After the failure of the Republican Congress to replace Obamacare with their own health bill, President Trump said they should now just let it fail. He says that when it does – and there are a variety of measures Mr Trump can use to ensure it collapses – Democrats will cry uncle and will come on board with some sort of new replacement legislation.
And if they don’t? If the Democrats hold fast and refuse anything which repeals rather than merely repairs Obamacare? President Trump predicts that Americans will blame Democrats, since they are the ones who crafted Obamacare in the first place. ‘I’m not going to own it,’ Trump said, ‘I can tell you the Republicans are not going to own it.’
Seem fair enough, right? They built it, they own it. Yet while, as a matter of principle, Mr Trump may be correct, unfortunately for him that’s not how things work in politics. It instead lives by the old adage of every gift-shop owner: you break it, you own it. That might not be fair, but who said politics was fair?
As a rule, Presidents get credit, and blame, for the state of the country when they’re in office, regardless of their actual responsibility for the outcomes on which they’re judged. Economists have correlated various economic indicators with presidential approval ratings and found that, by and large, if people are feeling personally good about their economic situation, they approve of the President’s job – regardless of what they they might actually think of the President.
Back in the 1990s, Americans routinely said they found President Bill Clinton to be something of a scumbag, but with the economy going strong, they stood by him throughout his impeachment scandal. Republicans then groused that the booming economy of the 1990s owed more to the legislative and policy changes that had taken place a decade earlier, during Ronald Reagan’s presidency. Be that as it may, nobody wanted to mess with success, and Hillary was still trumpeting Bill’s economic achievements when she ran for office last year.
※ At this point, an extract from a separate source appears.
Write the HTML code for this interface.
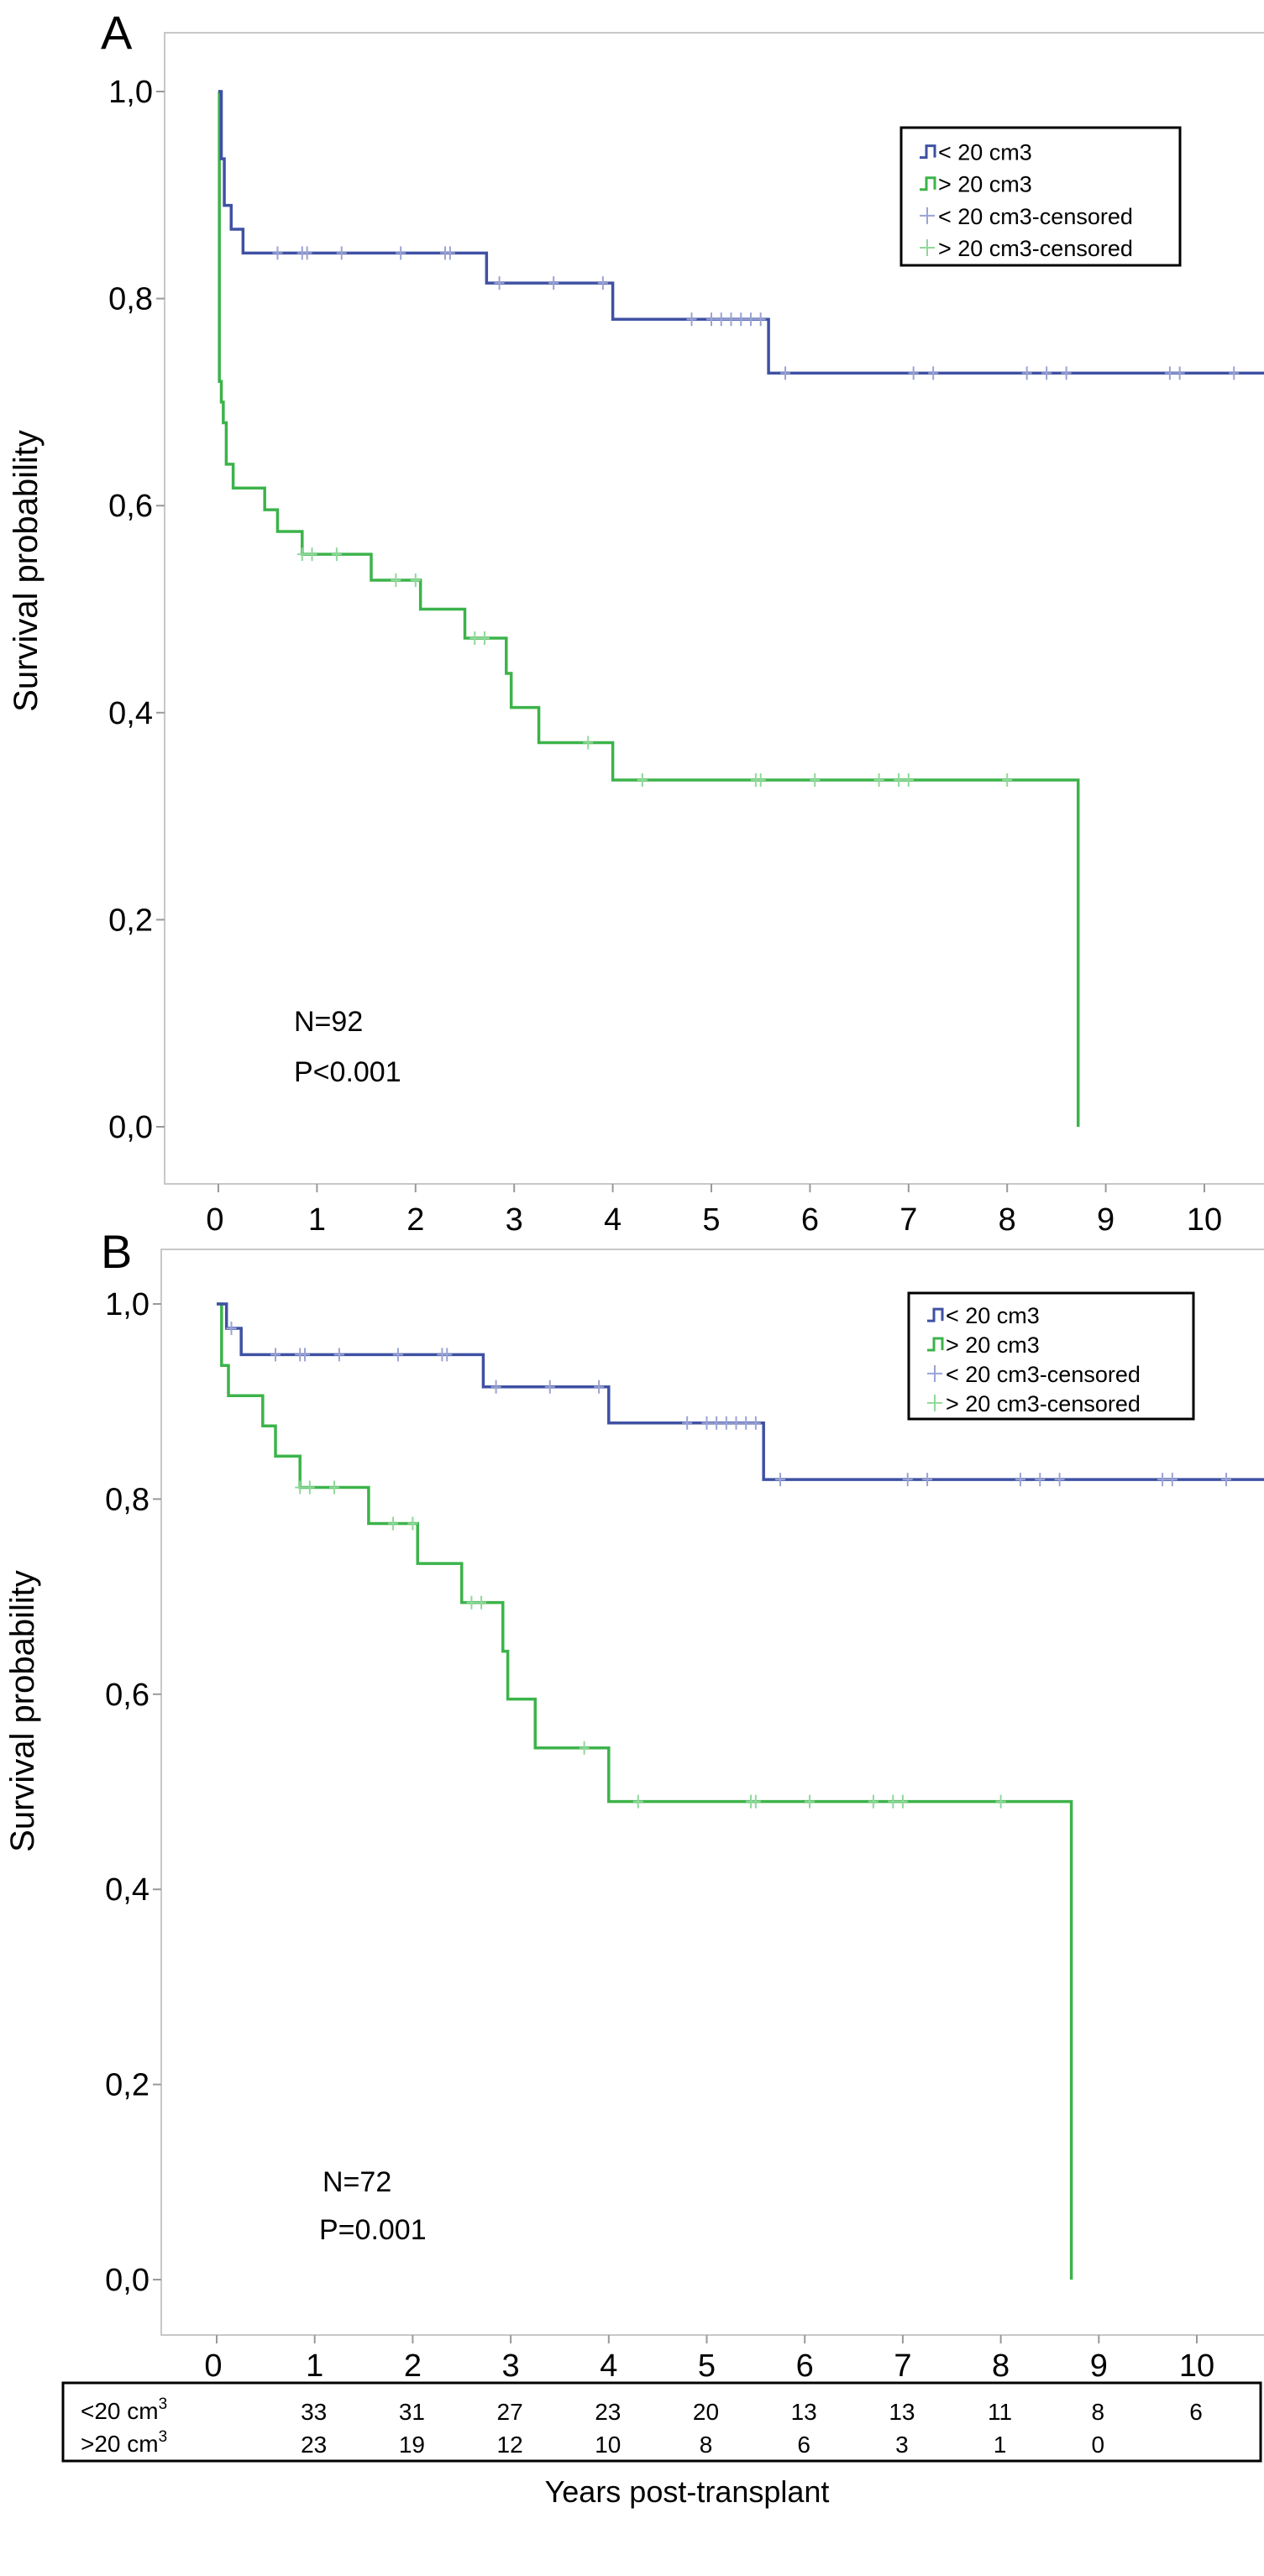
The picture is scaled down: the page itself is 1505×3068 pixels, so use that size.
<!DOCTYPE html>
<html><head><meta charset="utf-8"><style>
html,body{margin:0;padding:0;background:#fff;}
svg{display:block;font-family:"Liberation Sans",Arial,sans-serif;}
</style></head><body>
<svg id="chart" width="1505" height="3068" viewBox="0 0 1505 3068" xmlns="http://www.w3.org/2000/svg">
<text x="120" y="58" font-size="56">A</text>
<text x="120" y="1510" font-size="56">B</text>
<text x="44" y="680" font-size="40" transform="rotate(-90 44 680)" text-anchor="middle">Survival probability</text>
<text x="40" y="2038" font-size="40" transform="rotate(-90 40 2038)" text-anchor="middle">Survival probability</text>
<text x="350" y="1228" font-size="34">N=92</text>
<text x="350" y="1288" font-size="34">P&lt;0.001</text>
<text x="384" y="2610" font-size="34">N=72</text>
<text x="380" y="2667" font-size="34">P=0.001</text>
<g>
<rect x="75" y="2838" width="1426" height="93" fill="none" stroke="#000" stroke-width="3"/>
<text x="96" y="2881" font-size="28">&lt;20 cm<tspan dy="-12" font-size="19">3</tspan></text>
<text x="96" y="2920" font-size="28">&gt;20 cm<tspan dy="-12" font-size="19">3</tspan></text>
</g>
<text x="818" y="2980" font-size="36" text-anchor="middle">Years post-transplant</text>
</svg>
<script>
const yTicks=[0,0.2,0.4,0.6,0.8,1.0];
const yTickLabels=["0,0","0,2","0,4","0,6","0,8","1,0"];
const xTicks=[0,1,2,3,4,5,6,7,8,9,10];
const legendLabels=["< 20 cm3","> 20 cm3","< 20 cm3-censored","> 20 cm3-censored"];
// Panel A
const aBlueT=[0,0.03,0.06,0.13,0.25,2.72,4.0,5.58];
const aBlueS=[1.0,0.935,0.89,0.867,0.844,0.815,0.78,0.728];
const aGreenT=[0,0.01,0.03,0.05,0.08,0.1,0.15,0.47,0.6,0.85,1.55,2.05,2.5,2.92,2.97,3.25,4.0,8.72];
const aGreenS=[1.0,0.72,0.70,0.68,0.64,0.64,0.617,0.596,0.575,0.553,0.528,0.50,0.472,0.438,0.405,0.371,0.335,0];
const aBlueCensT=[0.6,0.85,0.9,1.25,1.85,2.3,2.35,2.85,3.4,3.9,4.8,5.0,5.1,5.2,5.3,5.4,5.5,5.75,7.05,7.25,8.2,8.4,8.6,9.65,9.75,10.3];
const aGreenCensT=[0.85,0.95,1.2,1.8,2.0,2.6,2.7,3.75,4.3,5.45,5.5,6.05,6.7,6.9,7.0,8.0];
// Panel B
const bBlueT=[0,0.1,0.25,2.72,4.0,5.58];
const bBlueS=[1.0,0.975,0.948,0.915,0.878,0.82];
const bGreenT=[0,0.05,0.12,0.47,0.6,0.85,1.55,2.05,2.5,2.92,2.97,3.25,4.0,8.72];
const bGreenS=[1.0,0.937,0.906,0.875,0.844,0.812,0.775,0.734,0.694,0.644,0.595,0.545,0.49,0];
const bBlueCensT=[0.15,0.6,0.85,0.9,1.25,1.85,2.3,2.35,2.85,3.4,3.9,4.8,5.0,5.1,5.2,5.3,5.4,5.5,5.75,7.05,7.25,8.2,8.4,8.6,9.65,9.75,10.3];
const bGreenCensT=[0.85,0.95,1.2,1.8,2.0,2.6,2.7,3.75,4.3,5.45,5.5,6.05,6.7,6.9,7.0,8.0];
// Risk table
const riskSmall=[33,31,27,23,20,13,13,11,8,6];
const riskLarge=[23,19,12,10,8,6,3,1,0];

const NS="http://www.w3.org/2000/svg";
const svg=document.getElementById('chart');
const BLUE="#3f51a3",GREEN="#3cb34a",LBLUE="#9aa3d6",LGREEN="#8fd99a";
function mk(tag,attrs,parent){const e=document.createElementNS(NS,tag);for(const k in attrs)e.setAttribute(k,attrs[k]);(parent||svg).appendChild(e);return e;}

function panel(p){
  const xs=t=>p.x0+t*(p.x10-p.x0)/10;
  const ys=s=>p.y0+s*(p.y1-p.y0);
  const g=mk('g',{});
  
  
  const fr=mk('rect',{x:p.fl,y:p.ft,width:1520-p.fl,height:p.fb-p.ft,fill:'none',stroke:'#c8c8c8','stroke-width':2},g);
  
  
  yTicks.forEach((v,i)=>{
    const y=ys(v);
    mk('line',{x1:p.fl-10,x2:p.fl,y1:y,y2:y,stroke:'#999','stroke-width':2},g);
    const t=mk('text',{x:p.fl-14,y:y+13,'font-size':38,'text-anchor':'end'},g);
    t.textContent=yTickLabels[i];
    
    
  });
  xTicks.forEach(v=>{
    const x=xs(v);
    mk('line',{x1:x,x2:x,y1:p.fb,y2:p.fb+10,stroke:'#999','stroke-width':2},g);
    const t=mk('text',{x:x-(v===0?4:0),y:p.xl,'font-size':38,'text-anchor':'middle'},g);
    t.textContent=v;
    
    
  });
  const clipId='clip'+p.name;
  const cp=mk('clipPath',{id:clipId},g);
  mk('rect',{x:p.fl,y:p.ft,width:1505-p.fl,height:p.fb-p.ft},cp);
  const pg=mk('g',{'clip-path':'url(#'+clipId+')'},g);
  function step(T,S,color,name,extend){
    let d='M'+xs(T[0])+','+ys(S[0]);
    for(let i=1;i<T.length;i++){d+=' H'+xs(T[i])+' V'+ys(S[i]);}
    if(extend)d+=' H1520';
    const path=mk('path',{d:d,fill:'none',stroke:color,'stroke-width':3.5},pg);
    
    
  }
  function sAt(T,S,t){let s=S[0];for(let i=0;i<T.length;i++){if(T[i]<=t)s=S[i];}return s;}
  function cens(C,T,S,color,name){
    C.forEach(t=>{
      const x=xs(t),y=ys(sAt(T,S,t));
      const c=mk('path',{d:`M${x},${y-8} V${y+8} M${x-6},${y} H${x+6}`,stroke:color,'stroke-width':2},pg);
      
      
    });
  }
  step(p.gT,p.gS,GREEN,'survival-line-large',false);
  step(p.bT,p.bS,BLUE,'survival-line-small',true);
  cens(p.bC,p.bT,p.bS,LBLUE,'censor-mark-small');
  cens(p.gC,p.gT,p.gS,LGREEN,'censor-mark-large');
  // legend
  const L=p.leg;
  const lg=mk('g',{},g);
  
  
  mk('rect',{x:L.x,y:L.y,width:L.w,height:L.h,fill:'#fff',stroke:'#000','stroke-width':3},lg);
  const rowH=L.h/4.3;
  legendLabels.forEach((lab,i)=>{
    const cy=L.y+rowH*(i+0.75);
    const ix=L.x+22;
    const col=[BLUE,GREEN,LBLUE,LGREEN][i];
    if(i<2){mk('path',{d:`M${ix},${cy+7} H${ix+8} V${cy-7} H${ix+18} V${cy+7}`,fill:'none',stroke:col,'stroke-width':3},lg);}
    else{mk('path',{d:`M${ix+9},${cy-10} V${cy+10} M${ix},${cy} H${ix+18}`,stroke:col,'stroke-width':2},lg);}
    const t=mk('text',{x:ix+22,y:cy+10,'font-size':27},lg);
    t.textContent=lab;
    
    
  });
  return xs;
}
panel({name:'panel-a',fl:196,ft:39,fb:1410,x0:260,x10:1434,y0:1342,y1:109,xl:1465,
  bT:aBlueT,bS:aBlueS,gT:aGreenT,gS:aGreenS,bC:aBlueCensT,gC:aGreenCensT,
  leg:{x:1073,y:152,w:332,h:164}});
const xsB=panel({name:'panel-b',fl:192,ft:1488,fb:2781,x0:258,x10:1425,y0:2715,y1:1553,xl:2830,
  bT:bBlueT,bS:bBlueS,gT:bGreenT,gS:bGreenS,bC:bBlueCensT,gC:bGreenCensT,
  leg:{x:1082,y:1540,w:339,h:150}});
riskSmall.forEach((v,i)=>{
  const t=mk('text',{x:xsB(i+1)-1,y:2882,'font-size':28,'text-anchor':'middle'});
  t.textContent=v;
  
  
});
riskLarge.forEach((v,i)=>{
  const t=mk('text',{x:xsB(i+1)-1,y:2921,'font-size':28,'text-anchor':'middle'});
  t.textContent=v;
  
  
});
</script>
</body></html>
And it’s not like Republicans haven’t benefited from this game. Since Donald Trump was elected last November, the stock market has risen by nearly a fifth. This stellar performance has little to do with anything Mr Trump or Congressional Republicans have actually done. Indeed, other than a bit of deregulation, the main planks of Mr Trump’s economic programme have yet to be put in place. His plans for a big spend on infrastructure, for tax reform, for a repeal of Obamacare (and with that a fall in taxes) so far lie in wait.
Nevertheless, the mere hope that big changes might be afoot has caused investors to bid shares up to the sky. Whenever there is talk of a Trump rally, I don’t exactly hear folks in his entourage saying ‘hold on now, that’s just wishful thinking, we haven’t delivered yet.’ On the contrary, they point to the market as a measure of the success of Trumponomics, and most people give him the benefit of the doubt. So it goes for anyone who has found a job, or received news that the job they were going to lose will now be preserved. Most of those people credit Trump.
However, as it is on the way up, so it is on the way down. The stock market is a discounting mechanism. You call sell the sizzle, but sooner or later investors will demand to see some steak. The failure of Obamacare under Trump’s watch will cause hardship to millions; few of them will blame it on Obama. Worse, if Mr Trump’s legislative agenda continues to be tied up, as it has been over the failure to repeal Obamacare, soon the shine will go off his Presidency. Should the market then turn south, don’t expect much indulgence from investors as they watch their portfolios shrink.
No, whether or not he likes it, Obamacare is now Mr Trump’s. If he works with Democrats to repair it, his base may resent him for selling out – or they may reward him from being pragmatic. But if he really does try to speed its collapse so as to engage in a game of chicken with Congressional Democrats, he’ll probably find them holding a steely calm as he heads for the cliff. Because if Obamacare goes down without any kind of replacement, Mr Trump is likely to go down with it.